Whereas No Mythologies to Follow is hackneyed and jagged, Forever Neverland reflects a cleaner, commercialized vision and a Los Angeles state of mind – even if MØ now wants to call her mother and get her ass out of West Hollywood. She and executive producer Stint craft textured instrumentals that are just harsh enough to perk the ear, pounding a flute over a tribal beat like a kid with a brand-spanking new plastic recorder on "Way Down" and pairing a squeaky sample with MØ's vocal crackles throughout "Red Wine," a pulsating tropical collaboration with Empress Of.

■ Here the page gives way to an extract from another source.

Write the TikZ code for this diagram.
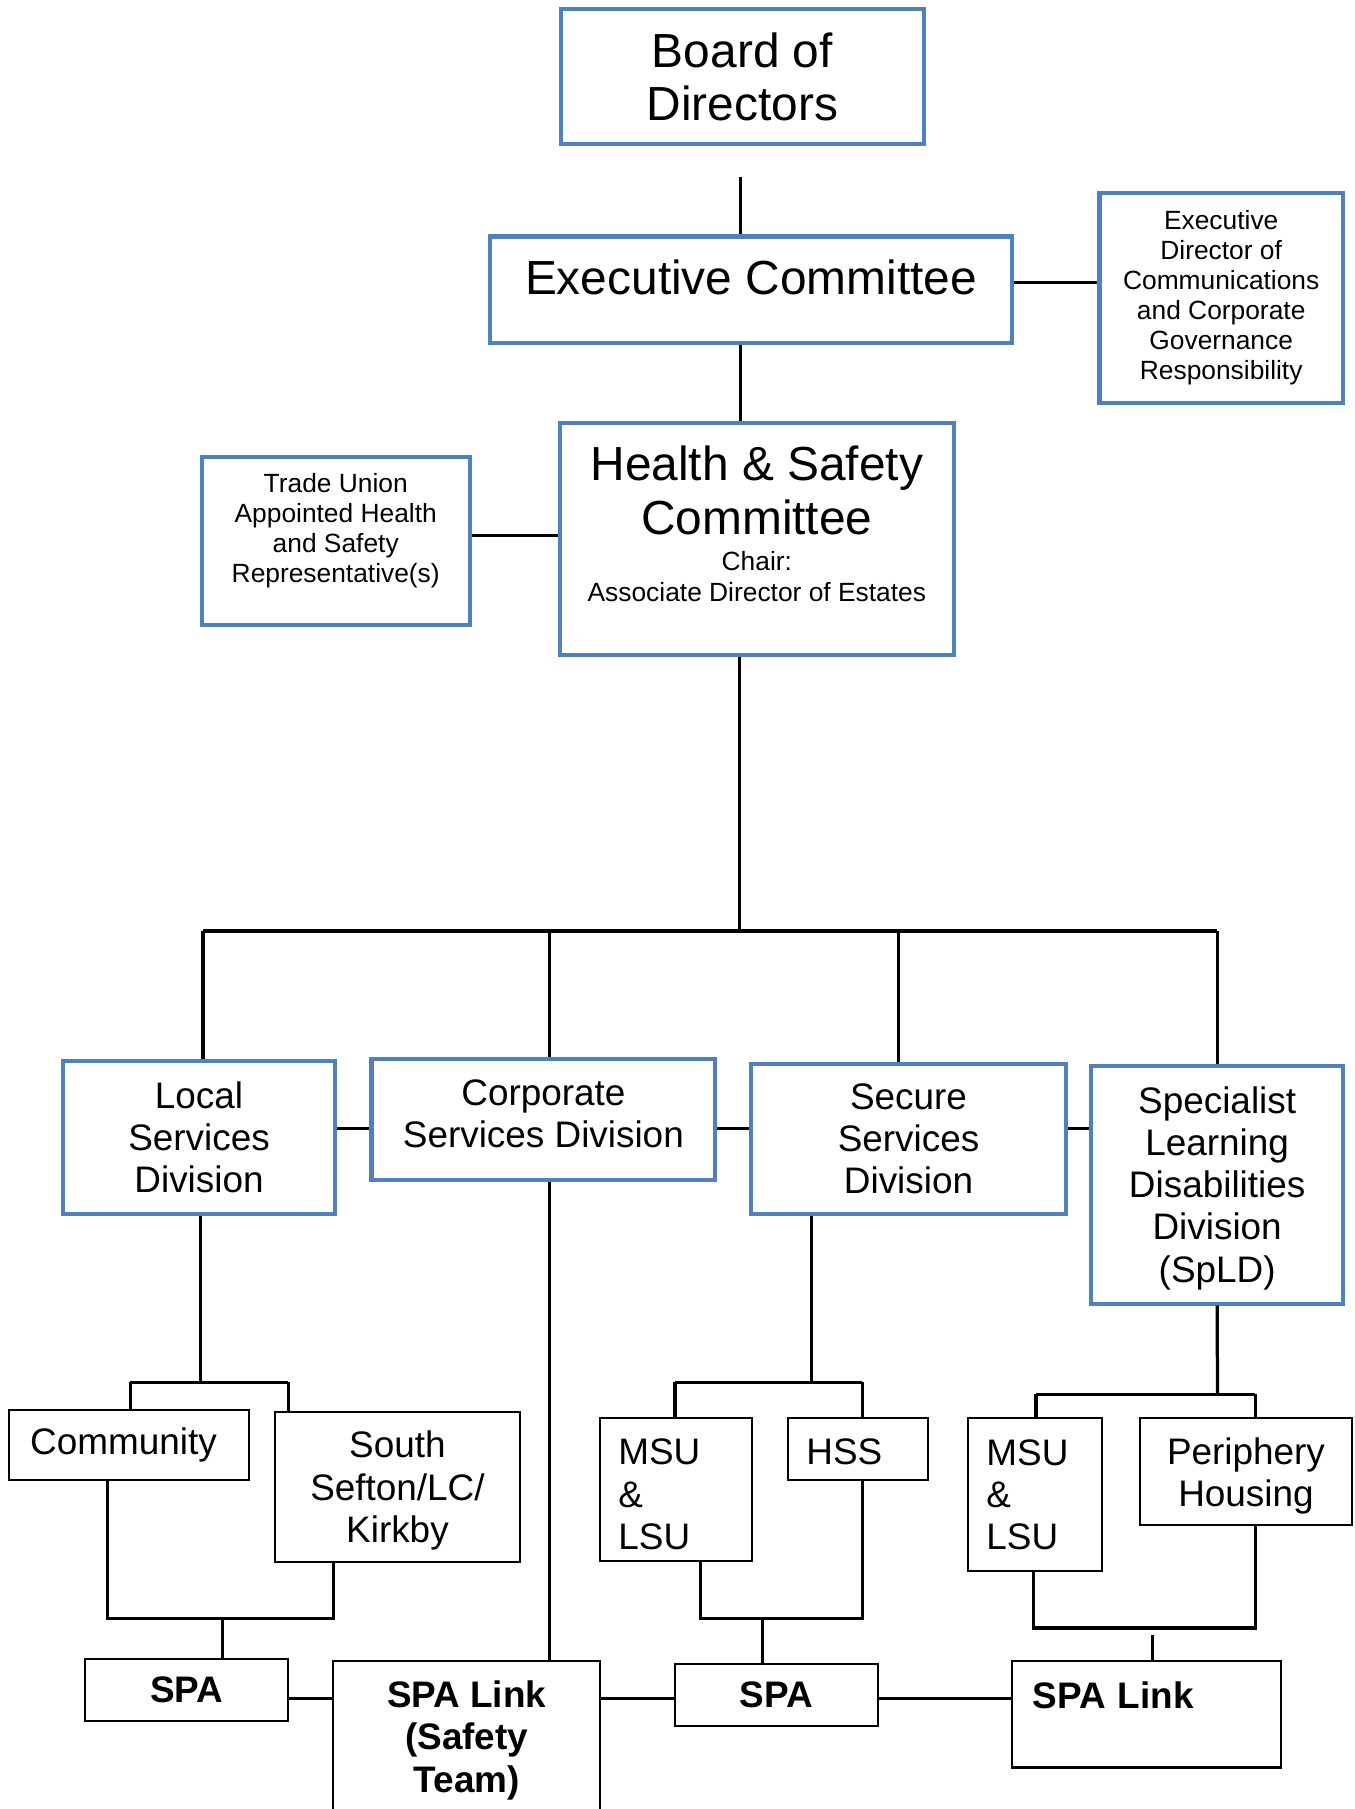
\documentclass[tikz,border=0pt]{standalone}
\usepackage{fontspec}
\setmainfont{Liberation Sans}

\definecolor{boxblue}{RGB}{79,129,189}
\newcommand{\smallsize}{\fontsize{6.5}{7.4}\selectfont}
\newcommand{\padbelow}[1]{\rule[-#1]{0pt}{#1}}
\newcommand{\padabove}[1]{\rule{0pt}{#1}}

\begin{document}
\begin{tikzpicture}[
    bigtext/.style={font=\fontsize{11.8}{13.2}\selectfont},
    midtext/.style={font=\fontsize{9.1}{10.4}\selectfont},
    smalltext/.style={font=\smallsize},
    unitbox/.style={rectangle, draw=boxblue, line width=1pt, inner sep=0pt, align=center},
    subbox/.style={rectangle, draw=black, line width=0.5pt, inner sep=0pt, align=center, midtext},
    leftbox/.style={subbox, align=left, inner xsep=0.16cm, text width=#1},
    spabox/.style={subbox, font=\fontsize{9.1}{10.4}\selectfont\bfseries},
    link/.style={black, line width=0.8pt}
]

\useasboundingbox (0,0) rectangle (11.74,-15.68);
\clip (0,0) rectangle (11.74,-15.68);

% ============================================
% BOARD AND COMMITTEES
% ============================================
\node[unitbox, bigtext, minimum width=3.15cm, minimum height=1.17cm] (board) at (6.435,-0.665) {Board of\\Directors};
\node[unitbox, bigtext, minimum width=4.52cm, minimum height=0.92cm] (exec) at (6.51,-2.51) {Executive Committee\padbelow{0.21cm}};
\node[unitbox, smalltext, minimum width=2.11cm, minimum height=1.82cm] (execdir) at (10.585,-2.58)
    {Executive\\Director of\\Communications\\and Corporate\\Governance\\Responsibility};
\node[unitbox, bigtext, minimum width=3.42cm, minimum height=2.01cm] (hsc) at (6.56,-4.675)
    {Health \& Safety\\Committee\\[-4.4pt]{\smallsize Chair:}\\[-5.5pt]{\smallsize Associate Director of Estates}\padbelow{0.27cm}};
\node[unitbox, smalltext, minimum width=2.32cm, minimum height=1.46cm] (union) at (2.91,-4.69)
    {Trade Union\\Appointed Health\\and Safety\\Representative(s)\padbelow{0.23cm}};

% ============================================
% DIVISIONS
% ============================================
\node[unitbox, midtext, minimum width=2.35cm, minimum height=1.32cm] (localdiv) at (1.725,-9.86) {Local\\Services\\Division};
\node[unitbox, midtext, minimum width=2.98cm, minimum height=1.05cm] (corpdiv) at (4.71,-9.705) {Corporate\\Services Division\padbelow{0.10cm}};
\node[unitbox, midtext, minimum width=2.73cm, minimum height=1.30cm] (securediv) at (7.875,-9.87) {Secure\\Services\\Division};
\node[unitbox, midtext, minimum width=2.18cm, minimum height=2.06cm] (spld) at (10.55,-10.27) {\padabove{0.29cm}Specialist\\Learning\\Disabilities\\Division\\(SpLD)};

% ============================================
% SERVICES UNDER EACH DIVISION
% ============================================
\node[subbox, minimum width=2.08cm, minimum height=0.61cm] (community) at (1.12,-12.525) {Community\hspace{0.1cm}};
\node[subbox, minimum width=2.13cm, minimum height=1.30cm] (sefton) at (3.445,-12.89) {\padabove{0.29cm}South\\Sefton/LC/\\Kirkby};
\node[leftbox=1.00cm, minimum width=1.32cm, minimum height=1.24cm] (msusecure) at (5.86,-12.91) {\padabove{0.31cm}MSU\\\&\\LSU};
\node[leftbox=0.89cm, minimum width=1.21cm, minimum height=0.54cm] (hss) at (7.435,-12.56) {\padabove{0.27cm}HSS};
\node[leftbox=0.84cm, minimum width=1.16cm, minimum height=1.33cm] (msuspld) at (8.97,-12.955) {MSU\\\&\\LSU};
\node[subbox, minimum width=1.84cm, minimum height=0.93cm] (periphery) at (10.80,-12.755) {\padabove{0.31cm}Periphery\\Housing};

% ============================================
% SPA ROW
% ============================================
\node[spabox, minimum width=1.76cm, minimum height=0.54cm] (spalocal) at (1.62,-14.65) {SPA};
\node[spabox, minimum width=2.31cm, minimum height=1.37cm] (spalink) at (4.045,-15.085) {SPA Link\\(Safety\\Team)};
\node[spabox, minimum width=1.76cm, minimum height=0.54cm] (spasecure) at (6.73,-14.69) {SPA};
\node[spabox, align=left, inner xsep=0.18cm, text width=1.97cm, minimum width=2.33cm, minimum height=0.92cm] (spalinkspld) at (9.935,-14.86) {SPA Link\padbelow{0.33cm}};

% ============================================
% CONNECTORS, TOP
% ============================================
\coordinate (spine) at (6.42,-1.53);
\draw[link] (spine) -- (spine |- exec.north);
\draw[link] (spine |- exec.south) -- (spine |- hsc.north);
\draw[link] ([yshift=0.06cm]exec.east) -- ([yshift=0.06cm]exec.east -| execdir.west);
\draw[link] ([yshift=0.05cm]union.east) -- ([yshift=0.05cm]union.east -| hsc.west);

% bus to the divisions
\coordinate (hub) at (6.41,-8.07);
\coordinate (busleft) at (1.76,-8.07);
\coordinate (busright) at (10.55,-8.07);
\coordinate (corpdrop) at (4.76,-8.07);
\coordinate (securedrop) at (7.79,-8.07);
\draw[link] (hub |- hsc.south) -- (hub);
\draw[link] (busleft) -- (busright);
\draw[link] (busleft) -- (busleft |- localdiv.north);
\draw[link] (corpdrop) -- (corpdrop |- corpdiv.north);
\draw[link] (securedrop) -- (securedrop |- securediv.north);
\draw[link] (busright) -- (busright |- spld.north);

% links between the divisions
\coordinate (divrow) at (0,-9.78);
\draw[link] (localdiv.east |- divrow) -- (corpdiv.west |- divrow);
\draw[link] (corpdiv.east |- divrow) -- (securediv.west |- divrow);
\draw[link] (securediv.east |- divrow) -- (spld.west |- divrow);

% ============================================
% CONNECTORS, BRANCHES
% ============================================
% Local Services
\coordinate (localbus) at (1.74,-11.98);
\coordinate (commdrop) at (1.13,-11.98);
\coordinate (seftondrop) at (2.50,-11.98);
\draw[link] (localbus |- localdiv.south) -- (localbus);
\draw[link] (commdrop) -- (seftondrop);
\draw[link] (commdrop) -- (commdrop |- community.north);
\draw[link] (seftondrop) -- (seftondrop |- sefton.north);
\coordinate (commup) at (0.93,-14.03);
\coordinate (seftonup) at (2.89,-14.03);
\coordinate (spalocalup) at (1.93,-14.03);
\draw[link] (commup |- community.south) -- (commup) -- (seftonup) -- (seftonup |- sefton.south);
\draw[link] (spalocalup) -- (spalocalup |- spalocal.north);

% Corporate Services
\draw[link] (corpdrop |- corpdiv.south) -- (corpdrop |- spalink.north);

% Secure Services
\coordinate (securebus) at (7.035,-11.98);
\coordinate (msudrop) at (5.85,-11.98);
\coordinate (hssdrop) at (7.475,-11.98);
\draw[link] (securebus |- securediv.south) -- (securebus);
\draw[link] (msudrop) -- (hssdrop);
\draw[link] (msudrop) -- (msudrop |- msusecure.north);
\draw[link] (hssdrop) -- (hssdrop |- hss.north);
\coordinate (msuup) at (6.07,-14.03);
\coordinate (spasecureup) at (6.61,-14.03);
\draw[link] (msuup |- msusecure.south) -- (msuup) -- (hssdrop |- msuup) -- (hssdrop |- hss.south);
\draw[link] (spasecureup) -- (spasecureup |- spasecure.north);

% SpLD
\coordinate (spldbus) at (10.553,-12.085);
\coordinate (msuspldrop) at (8.98,-12.085);
\coordinate (peridrop) at (10.88,-12.085);
\draw[link] (spld.south) -- (spldbus);
\draw[link] (msuspldrop) -- (peridrop);
\draw[link] (msuspldrop) -- (msuspldrop |- msuspld.north);
\draw[link] (peridrop) -- (peridrop |- periphery.north);
\coordinate (msusplup) at (8.96,-14.11);
\coordinate (linkstub) at (9.99,-14.17);
\draw[link] (msusplup |- msuspld.south) -- (msusplup) -- (peridrop |- msusplup) -- (peridrop |- periphery.south);
\draw[link] (linkstub) -- (linkstub |- spalinkspld.north);

% SPA row
\coordinate (sparow) at (0,-14.72);
\draw[link] (spalocal.east |- sparow) -- (spalink.west |- sparow);
\draw[link] (spalink.east |- sparow) -- (spasecure.west |- sparow);
\draw[link] (spasecure.east |- sparow) -- (spalinkspld.west |- sparow);

\end{tikzpicture}
\end{document}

She creates powerhouse music without a powerhouse voice; her raspy pipes are often left exposed and tattered, only softened with vocoders and reverb on "Beautiful Wreck," a grooved mid-tempo highlight, and "Blur," a building dance moment. "I Want You" and "Imaginary Friend" are the record's double-underlined pop gems, bleeding overwhelming sexual and emotional exuberance over a new love. Their happiness may be matched only by "Sun in Our Eyes" and "Nostalgia," two essential jams for the end of the summer that are also the first in recent memory to reference nostalgia within a personal frame rather than a cultural one.

There's plenty of escapism behind Forever Neverland, but rather than detachment from reality, it burrows inward. Navigating her late-20-something years, MØ clings to people and memories immediately close to her to drown out a world that is overwhelming turbulent. In doing so, she lights a match beneath her music and dances through her second record; it goes limp only when she delivers its two ballads, "Mercy" and "Trying to Be Good." She displays, and allows listeners to indulge in, a realistic escapism – one that allows us to entangle ourselves in vivid memories that cannot be tarnished, no matter how unforgiving adulthood becomes.

Forever Neverland is available now under Columbia Records.